2026-01-28: I really wish LLMs could count properly!

For the last 10 days I've been fixing minor quirks in Humbug as they arise, but I've really been focused on AIFPL. I'm even more excited about it than before, but the inability of LLMs to count symbols correctly is a little challenging.

AIFPL - compiler edition

One of the more interesting developments just over a week ago was builing a simple compiler and bytecode VM for AIFPL. I got a simple 1-pass compiler running in about 4 days, and passing all my regression tests at the time. The results were impressive! The bytecode version, on average runs 12x faster than the interpreter on a benchmark test that Claude threw together for me. Importantly, it also compiled really fast, so even compiling and running a program once was often only slightly slower (about 10-20%) than just interpreting. That meant it was a good candidate for interactive tool use where an AI is building and running new code.

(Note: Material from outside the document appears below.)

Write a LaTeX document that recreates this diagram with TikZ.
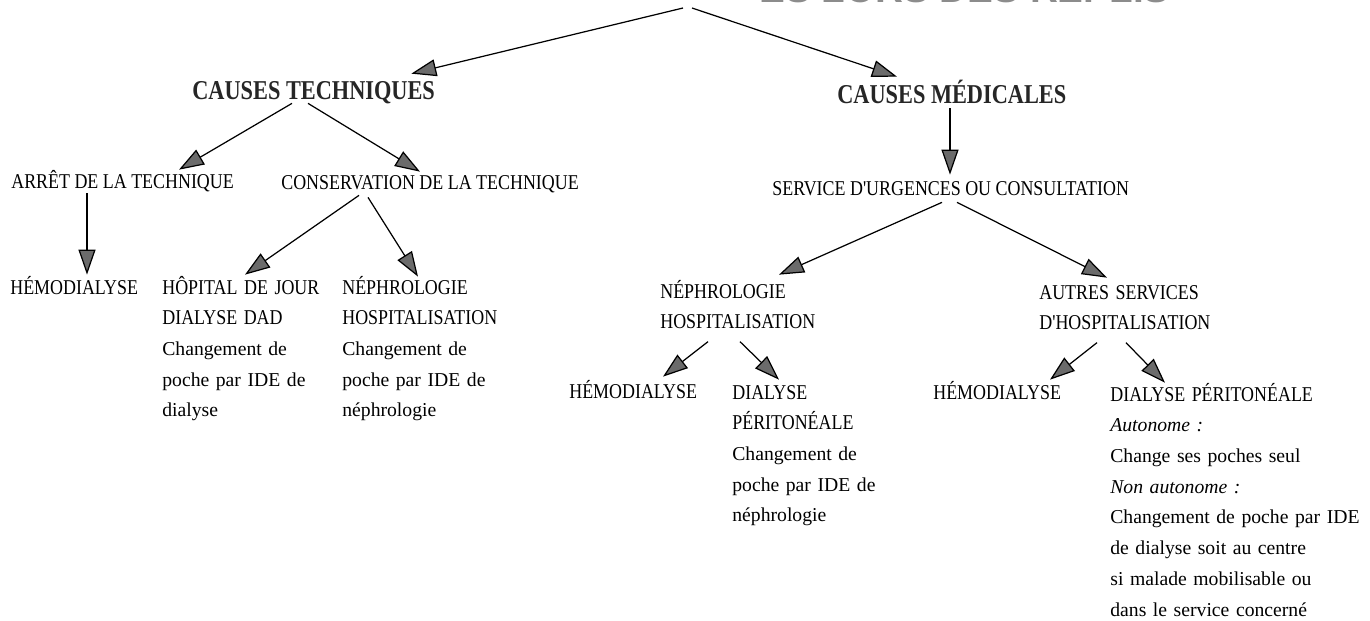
\documentclass[tikz,border=0pt]{standalone}
\usepackage{fontspec}
\setmainfont{Liberation Serif}
\newfontfamily\capsfont{Liberation Serif}[FakeStretch=0.85]
\newfontfamily\headfont{Liberation Serif}[FakeStretch=0.82]
\newfontfamily\titlefont{Liberation Sans}
\newcommand{\maiusc}[1]{{\fontsize{12}{17.5}\selectfont\capsfont #1}}
\usetikzlibrary{arrows.meta, positioning, calc}
\tikzset{
    item/.style={font=\fontsize{12}{17.5}\selectfont\capsfont, inner sep=0pt, text height=0.24cm, text depth=0pt}, % una riga in maiuscolo
    block/.style={font=\fontsize{11.2}{17.5}\selectfont, align=left, text width=#1, inner sep=0pt, text height=0.24cm}, % piu righe
    cause/.style={font=\fontsize{15.5}{18}\selectfont\headfont\bfseries, text=black!85, inner sep=0pt, text height=0.36cm, text depth=0pt},
    title/.style={font=\fontsize{22}{24}\selectfont\titlefont\bfseries, text=black!45, inner sep=0pt},
}
\tikzstyle{arrow} = [line width=0.7pt, -{Triangle[length=0.5cm, width=0.34cm, fill=black!58]}]

\begin{document}
\begin{tikzpicture}[x=0.02cm, y=-0.02cm]
    \useasboundingbox (0,0) rectangle (1370,620);

    % Titolo (tagliato)
    \begin{scope}
        \clip (0,0) rectangle (1370,620);
        \node[title, anchor=base east] (tit) at (1170,2) {ES LORS DES REPLIS};
    \end{scope}
    \coordinate (top) at (687,6);

    % Cause
    \node[cause, anchor=base west] (tec) at (192,99) {CAUSES TECHNIQUES};
    \node[cause, anchor=base west] (med) at (837,103) {CAUSES MÉDICALES};

    % Ramo tecnico
    \node[item, anchor=base west] (arr) at (11,188) {ARRÊT DE LA TECHNIQUE};
    \node[item, anchor=base west] (cons) at (281,189) {CONSERVATION DE LA TECHNIQUE};
    \node[item, anchor=base west] (hemoA) at (10,294) {HÉMODIALYSE};
    \node[block=3.4cm, anchor=base west] (hop) at (162,294)
        {\maiusc{HÔPITAL DE JOUR}\\\maiusc{DIALYSE DAD}\\Changement de\\poche par IDE de\\dialyse};
    \node[block=3.4cm, anchor=base west] (nephA) at (342,294)
        {\maiusc{NÉPHROLOGIE}\\\maiusc{HOSPITALISATION}\\Changement de\\poche par IDE de\\néphrologie};

    % Ramo medico
    \node[item, anchor=base west] (serv) at (772,195) {SERVICE D'URGENCES OU CONSULTATION};
    \node[block=3.4cm, anchor=base west] (nephB) at (660,298)
        {\maiusc{NÉPHROLOGIE}\\\maiusc{HOSPITALISATION}};
    \node[block=3.8cm, anchor=base west] (autr) at (1039,299)
        {\maiusc{AUTRES SERVICES}\\\maiusc{D'HOSPITALISATION}};
    \node[item, anchor=base west] (hemoB) at (569,398) {HÉMODIALYSE};
    \node[block=3.4cm, anchor=base west] (dpB) at (732,399)
        {\maiusc{DIALYSE}\\\maiusc{PÉRITONÉALE}\\Changement de\\poche par IDE de\\néphrologie};
    \node[item, anchor=base west] (hemoC) at (933,399) {HÉMODIALYSE};
    \node[block=5.6cm, anchor=base west] (dpC) at (1110,401)
        {\maiusc{DIALYSE PÉRITONÉALE}\\\textit{Autonome :}\\Change ses poches seul\\\textit{Non autonome :}\\Changement de poche par IDE\\de dialyse soit au centre\\si malade mobilisable ou\\dans le service concerné};

    % Frecce
    \draw[arrow] ($(top)+(-4,2)$) -- ($(tec.north east)+(-24,-7)$);
    \draw[arrow] ($(top)+(5,2)$) -- ($(med.north west)+(60,-8)$);
    \draw[arrow] ($(tec.south west)+(100,4)$) -- ($(arr.north west)+(168,-6)$);
    \draw[arrow] ($(tec.south west)+(116,4)$) -- ($(cons.north west)+(139,-5)$);
    \draw[arrow] ($(arr.south west)+(76,5)$) -- ($(hemoA.north west)+(77,-7)$);
    \draw[arrow] ($(cons.south west)+(78,6)$) -- ($(hop.north west)+(83,-7)$);
    \draw[arrow] ($(cons.south west)+(87,8)$) -- ($(nephA.north west)+(76,-5)$);
    \draw[arrow] ($(med.south west)+(113,5)$) -- ($(serv.north west)+(178,-8)$);
    \draw[arrow] ($(serv.south west)+(170,7)$) -- ($(nephB.north west)+(119,-11)$);
    \draw[arrow] ($(serv.south west)+(185,7)$) -- ($(autr.north west)+(68,-9)$);
    \draw[arrow] ($(nephB.north west)+(48,56)$) -- ($(hemoB.north west)+(94,-9)$);
    \draw[arrow] ($(nephB.north west)+(80,56)$) -- ($(dpB.north west)+(47,-7)$);
    \draw[arrow] ($(autr.north west)+(58,56)$) -- ($(hemoC.north west)+(117,-7)$);
    \draw[arrow] ($(autr.north west)+(87,56)$) -- ($(dpC.north west)+(55,-6)$);

\end{tikzpicture}
\end{document}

This aspect is really important and reminds me of some thinking by Niklaus Wirth in which he removed a more efficient algorithm in an Oberon compiler because while it was faster in complex cases, it was slower in the majority of quite simple ones. AIFPL will be guided by similar thinking, at least for interactive work!

I spent the entire weekend building 2 different 2-pass compilers and then discarding both of them because they had significant design flaws. I'd not built a Lisp-like compiler before so didn't know how to challenge assumptions from the LLM. While frustrating, and burning a lot of API tokens, I learned more in 2 days than I probably would have in 2 months previously.

What did come out of this, however, was me realizing I'd misunderstood special forms slightly and I corrected both the interpreter and 1-pass compiler to correct these. That then let me simplify all the builtin functions and suddenly everything looks much more clean!

For now, at least, I'm going to keep the interpreter updated because it's a good point of reference and doesn't take a lot of maintenance work because Claude is doing most of it!

My final realization in this hackathon was that the match operator is pure syntactic sugar and could be completely eliminated by a "desugaring" pass that did a source-to-source rewrite that lowers the main AIFPL into a simplified form.

Probably safe to say this last idea came from a paper I read 30 years ago: Realistic Compilation by Program Transformation

My 1-pass compiler became a 2-pass compiler anyway, but not in the way I'd expected.

Alist rework

One other outcome from this was to realize that my previous alist special form was confusing LLMs more often than not.

Previously we'd have:

(alist ("a" 23) ("b" 25) ("c" 98))

But that means alists don't behave like lists and that's weird.

We now have a more conventional-looking, and less surprising form:

(alist (list "a" 23) (list "b" 25) (list "c" 98))

It compiles exactly the same way and isn't that much more typing.

Alists are going to be a big part of AIFPL, however, just as dictionaries are in Python!

LLMs can't count parens (again)

For the last few days I've been trying to build the core of a project planning tool. As I want AIs to help with this problem I decided to code in AIFPL (or rather, have Claude code it in AIFPL).

One important discovery is I need a module system. This project rapidly hit 1000 lines of code and doing that in one file is futile! I'd been thinking about this for a while because I want AIs to write their own tools as they solve problems, so I guess this has now bubbled up the priority list.

Oddly, alists may play an important role in this module system! More to come...

The major problem, however, is finding LLMs can't debug the closing parens for Lispy code. They can't work out how many closing parens they're looking at when they come to debug code, if they didn't one-shot working code.

I thought I might simply be able to fix this by improving the AIFPL parser errors. The new errors use line and column numbers and provide more code context. Worked wonders for me debugging problems, but not so much for Claude.

My theory is LLMs are really bad at working backwards from where they're told the problem has been found to where the problem actually occured. I think I need to experiment more with the tool error messages!

What I did also realize was that debugging this stuff is quite tricky, even with a good editor that matches parens. Claude suggested we build a tool that can analyze expression depth. I suggested we annotate where special forms close out, add line numbers, and add some colour.

The tool took about an hour to build and is in tools/aifpl-cheker. This seems very promising, although it will need more work. I'm thinking it needs to be bolted into Humbug's UI and tools somewhere too.